L’autrice Jodie Chapman a été élevée par des Témoins de Jéhovah. Une enfance et une adolescence formatées et surveillées. Elle a aujourd’hui pris ses distances avec la communauté grâce à la lecture de Margaret Atwood, Thomas Hardy ou encore George Orwell qui ont remis en question sa compréhension du monde.

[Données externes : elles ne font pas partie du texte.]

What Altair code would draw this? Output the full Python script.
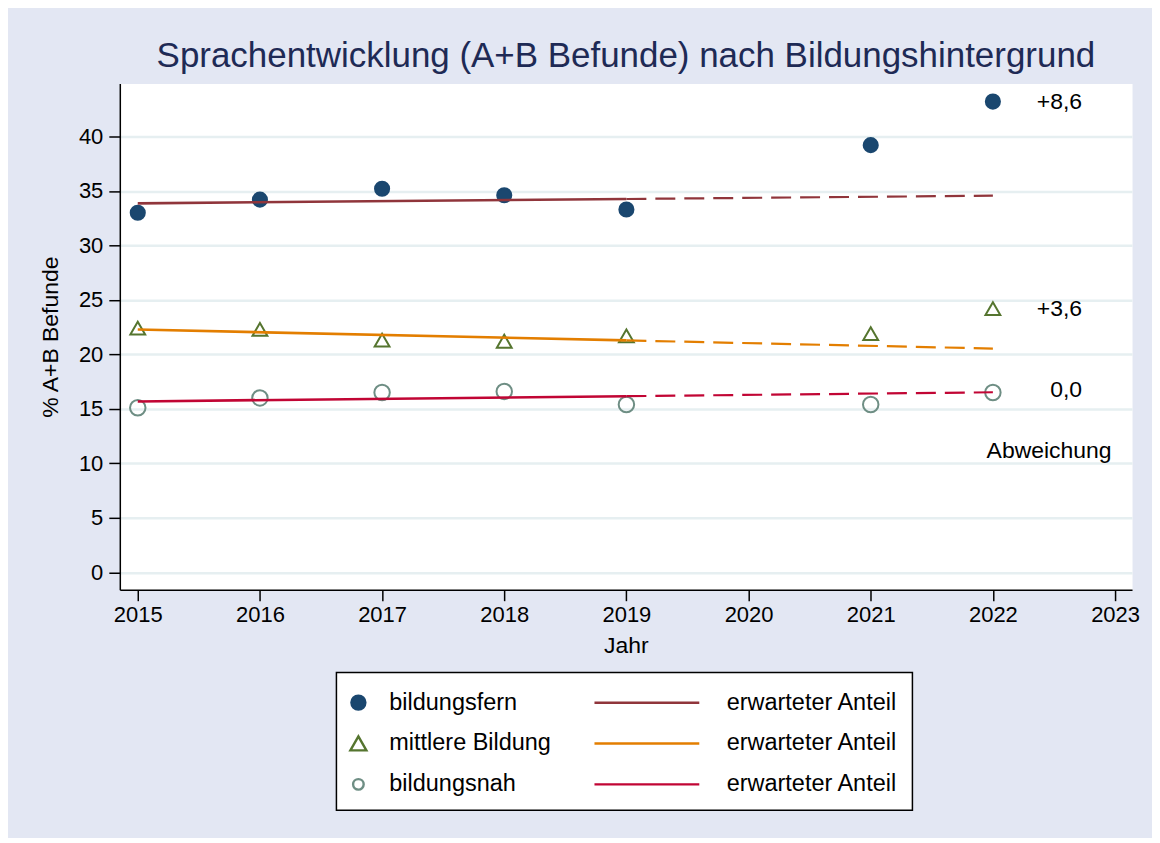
import altair as alt
import pandas as pd

# ---------------- data ----------------
years = [2015, 2016, 2017, 2018, 2019, 2021, 2022]
bildungsfern = [33.0, 34.2, 35.2, 34.6, 33.3, 39.2, 43.2]
mittlere_bildung = [22.4, 22.3, 21.3, 21.2, 21.7, 21.9, 24.2]
bildungsnah = [15.1, 16.0, 16.5, 16.6, 15.4, 15.4, 16.5]

groups = ["bildungsfern", "mittlere Bildung", "bildungsnah"]
trend_keys = ["erwarteter Anteil 1", "erwarteter Anteil 2", "erwarteter Anteil 3"]
fit_years = [2015, 2019]          # years used for the expected-share fit
projection_years = [2019, 2022]   # dashed continuation

deviation_labels = ["+8,6", "+3,6", "0,0"]
deviation_values = [43.2, 24.2, 16.7]
deviation_year = 2022.73
note_label = ["Abweichung"]
note_value = [11.1]
note_year = [2022.46]

x_ticks = list(range(2015, 2024))
y_ticks = list(range(0, 45, 5))

# ---------------- styling ----------------
FONT = "Liberation Sans"
point_colors = ["#1a476f", "#55752f", "#6e8e84"]
line_colors = ["#90353b", "#e37e00", "#c10534"]
BG = "#e3e7f3"

rows = []
for g, tk, vals in zip(groups, trend_keys, [bildungsfern, mittlere_bildung, bildungsnah]):
    for yr, v in zip(years, vals):
        rows.append({"group": g, "trend": tk, "year": yr, "value": v})
df = pd.DataFrame(rows)

# legend is filled column by column: markers first, then the expected-share lines
legend_domain = groups + trend_keys
legend_range = point_colors + line_colors

x_scale = alt.Scale(domain=[2014.853, 2023.139], nice=False, zero=False)
y_scale = alt.Scale(domain=[-1.6, 44.85], nice=False, zero=False)
color_scale = alt.Scale(domain=legend_domain, range=legend_range)

x_axis = alt.Axis(values=x_ticks, format="d", title="Jahr", grid=False,
                  tickSize=11, tickWidth=1.5, tickColor="black",
                  domainColor="black", domainWidth=1.5,
                  labelFontSize=22, labelColor="black", labelPadding=4,
                  labelFlush=False, labelOverlap=False,
                  titleFontSize=23, titleFontWeight="normal", titleColor="black",
                  titlePadding=9)
y_axis = alt.Axis(values=y_ticks, title="% A+B Befunde", grid=True,
                  gridColor="#e6eff1", gridWidth=2.5,
                  tickSize=11, tickWidth=1.5, tickColor="black",
                  domainColor="black", domainWidth=1.5,
                  labelFontSize=22, labelColor="black", labelPadding=6,
                  labelOverlap=False,
                  titleFontSize=23, titleFontWeight="normal", titleColor="black",
                  titleX=-57, titleY=253.5)

UNIT = 52.5  # half of sqrt(symbolSize)


def circle_path(r_px):
    r = r_px / UNIT
    return f"M{-r:.4f},0A{r:.4f},{r:.4f},0,1,1,{r:.4f},0A{r:.4f},{r:.4f},0,1,1,{-r:.4f},0Z"


tri_w, tri_h = 8.0 / UNIT, 7.0 / UNIT
TRI = f"M0,{-tri_h:.4f}L{tri_w:.4f},{tri_h:.4f}L{-tri_w:.4f},{tri_h:.4f}Z"
FILLED = circle_path(7.0)
HOLLOW = circle_path(5.3)
LINE = "M-1,0L1,0"

is_line = "indexof(datum.value, 'erwarteter') === 0"
shape_expr = (f"{is_line} ? '{LINE}' : datum.value === 'mittlere Bildung' ? '{TRI}' : "
              f"datum.value === 'bildungsfern' ? '{FILLED}' : '{HOLLOW}'")

legend = alt.Legend(
    title=None, orient="none", legendX=217, legendY=590,
    columns=2, columnPadding=38, rowPadding=13,
    symbolSize=11025, symbolStrokeWidth=2.4, symbolOpacity=1,
    labelFont=FONT, labelFontSize=23.5, labelColor="black", labelLimit=400,
    padding=14, strokeColor="black", fillColor="white",
)

# per-entry legend layout (marker entries vs. line entries), applied to the compiled spec
legend_encode = {
    "legend": {"update": {"strokeWidth": {"value": 1.5}}},
    "symbols": {"update": {
        "x": {"signal": f"{is_line} ? 54 : 8"},
        "y": {"value": 16},
        "shape": {"signal": shape_expr},
        "fill": {"signal": "datum.value === 'bildungsfern' ? '#1a476f' : 'transparent'"},
        "stroke": {"signal": "scale('color', datum.value)"},
        "opacity": {"value": 1},
    }},
    "labels": {"update": {
        "x": {"signal": f"{is_line} ? 134 : 39"},
        "y": {"value": 16},
        "baseline": {"value": "middle"},
        "text": {"signal": f"{is_line} ? 'erwarteter Anteil\u00a0\u00a0' : datum.label"},
    }},
}

points = alt.Chart(df).mark_point(filled=False, opacity=1, strokeWidth=2).encode(
    x=alt.X("year:Q", scale=x_scale, axis=x_axis),
    y=alt.Y("value:Q", scale=y_scale, axis=y_axis),
    color=alt.Color("group:N", scale=color_scale, legend=legend),
    shape=alt.Shape("group:N", scale=alt.Scale(domain=groups, range=["circle", "triangle-up", "circle"]), legend=None),
    fill=alt.Fill("group:N", scale=alt.Scale(domain=groups, range=[point_colors[0], "transparent", "transparent"]), legend=None),
    size=alt.Size("group:N", scale=alt.Scale(domain=groups, range=[200, 240, 144]), legend=None),
)

fit_base = alt.Chart(df).transform_filter(alt.datum.year <= fit_years[1])

solid = fit_base.transform_regression(
    "year", "value", groupby=["trend"], extent=fit_years
).mark_line(strokeWidth=2.6).encode(
    x=alt.X("year:Q", scale=x_scale),
    y=alt.Y("value:Q", scale=y_scale),
    color=alt.Color("trend:N", scale=color_scale, legend=legend),
)

dashed = fit_base.transform_regression(
    "year", "value", groupby=["trend"], extent=projection_years
).mark_line(strokeWidth=2.2, strokeDash=[20, 9]).encode(
    x=alt.X("year:Q", scale=x_scale),
    y=alt.Y("value:Q", scale=y_scale),
    color=alt.Color("trend:N", scale=color_scale, legend=legend),
)

dev_df = pd.DataFrame({"year": [deviation_year] * len(deviation_labels),
                       "value": deviation_values, "label": deviation_labels})
dev_text = alt.Chart(dev_df).mark_text(align="right", baseline="middle", fontSize=23,
                                       color="black", font=FONT).encode(
    x=alt.X("year:Q", scale=x_scale), y=alt.Y("value:Q", scale=y_scale), text="label:N")

note_df = pd.DataFrame({"year": note_year, "value": note_value, "label": note_label})
note_text = alt.Chart(note_df).mark_text(align="center", baseline="middle", fontSize=23,
                                         color="black", font=FONT).encode(
    x=alt.X("year:Q", scale=x_scale), y=alt.Y("value:Q", scale=y_scale), text="label:N")

W, H = 1146, 830
chart = alt.layer(points, solid, dashed, dev_text, note_text).properties(
    width=1014, height=507,
    title=alt.TitleParams("Sprachentwicklung (A+B Befunde) nach Bildungshintergrund",
                          fontSize=35, font=FONT, fontWeight="normal", color="#1e2a55",
                          anchor="middle", offset=10),
    autosize=alt.AutoSizeParams(type="none"),
    padding={"left": 112, "top": 75, "right": W - 112 - 1014, "bottom": H - 75 - 507},
    background=BG,
).configure(font=FONT).configure_view(fill="white", stroke="transparent")

chart.save("out.html", embed_options={
    "renderer": "svg", "actions": False,
    "patch": [{"op": "add", "path": "/legends/0/encode", "value": legend_encode}],
})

« Les histoires ont toujours coulé dans mes veines » raconte Jodie Chapman. « Enfant Témoin, j’ai reçu un exemplaire de « Mon livre d’histoires bibliques », un gros livre jaune à couverture rigide. Dès que j’ai pu écouter, on m’a enseigné l’histoire d’Abraham, qui a failli tuer son fils après que Dieu, pour le tester, lui a ordonné de le faire. Puis il y avait la femme de Loth, qui a été transformée en sel pour avoir osé regarder en arrière vers le feu que Dieu faisait pleuvoir sur sa ville natale. Je n’ai jamais remis en question ces histoires ou leurs morales. On me les a enseignées en même temps que l’alphabet. Elles étaient ma version de la «normalité» ». Les divertissements étaient étroitement contrôlés. Tout ce qui avait trait aux fantômes ou aux sorcières était interdit. « Les pages de dessins de Noël à colorier étaient arrachées » se souvient Jodie Chapman. « Avec le recul, je peine à penser à des livres qui auraient été plus choquants que la Bible. Et pourtant, c’est un arbre avec des lumières colorées qui était considéré comme offensant ».
Malgré tout, la jeune fille a fréquenté une école classique, jusqu’à l’obtention du baccalauréat. « Après, on ne vous encourage pas à faire des études, on vous incite plutôt à consacrer votre temps à la prédication ». Mais « heureusement » concède-t-elle, « on me permettait de choisir mes propres livres ».
« Non, le rejet n’est pas une action aimante »
Alors un jour, à l’aube de ses 20 ans, il y a eu « 1984 » de George Orwell. Une révélation. « La manière dont « Le Parti » modifie les croyances et insiste pour que les adeptes acceptent ces changements sans discussion reflétait ma communauté. L’histoire de Winston, qui connaît la vérité et doit néanmoins se conformer pour sa propre survie, a ouvert une porte que je n’avais jamais osé toucher » confie-t-elle. Et puis elle a lu « La Servante écarlate » de Margaret Atwood. « Ça m’a ouvert les yeux sur le danger d’un patriarcat se positionnant comme bénéfique pour les femmes au nom de la religion. J’ai eu une réaction viscérale. J’avais déjà des doutes sur ma foi, ce livre les a amplifiés ». « Beloved » de Toni Morrison les a confortés. Jodie Chapman a ainsi réussi à prendre ses distances avec la communauté. Non sans souffrances, « parce que les fauteurs de trouble sont exclus et n’ont plus le droit d’avoir de contacts avec les autres membres, même ceux de leur famille » explique-t-elle. Là encore, la littérature a eu un rôle important. « Des classiques comme « Tess d’Urberville » de Thomas Hardy et « La saga des Forsyte » de John Galsworthy, qui mettent en scène des personnages exclus pour avoir prétendument enfreint les normes morales acceptées de leur époque, m’ont aidée à réaliser l’injustice d’une telle pratique. Dans ma communauté, le rejet était considéré comme une action aimante qui ramènerait à la raison celui qui s’est déshonoré. Non, ce n’est pas de l’amour ». Depuis, Josie Chapman s’est, à son tour, lancée dans l’écriture. Elle a publié deux romans, Une autre vie et Oh, Sister… Où se mêlent étroitement réalité et fiction.